Pollsters say former Guatemala City Mayor Oscar Berger is the leading candidate to become Guatemala's president. Guatemalans go to the polls Sunday in a presidential run-off election in which voter turnout is expected to be low.
The controversial former dictator, retired General Efrain Rios Montt was eliminated from the presidential race on November 9 when he came in third. But neither the first nor second place vote-getters won the more than 50 percent of the votes needed to claim the presidency outright. Now they must face off in a run-off round.
Opinion polls give Oscar Berger anywhere between a 10- and 16-point lead.

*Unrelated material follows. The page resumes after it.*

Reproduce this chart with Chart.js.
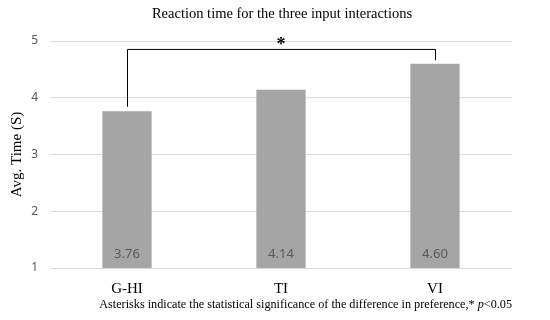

The 57-year-old former Guatemala City mayor is on the ticket of a conservative alliance of three smaller parties with strong ties to Guatemala's traditional economic elite.
His rival, 52-year-old engineer Alvaro Colom, is considered to be more of a political outsider. He has never held an elected office but has held high-level government posts including vice minister of economy and director of the National Fund for Peace. He says the polls here are manipulated to favor Berger and predicts an upset.
In the first round elections in November, voters turned out in record numbers, a showing analysts attributed to a desire to remove General Rios Montt from the running. But this time around political analysts and pollsters are predicting low voter turnout.
Traditionally less people come out to vote in second round elections than in first rounds. And in this race, analysts say, neither of the two candidates inspire great enthusiasm or controversy among Guatemalans. What is more, voting day falls in the middle of many Guatemalans year-end vacations.
Election results are expected late Sunday night.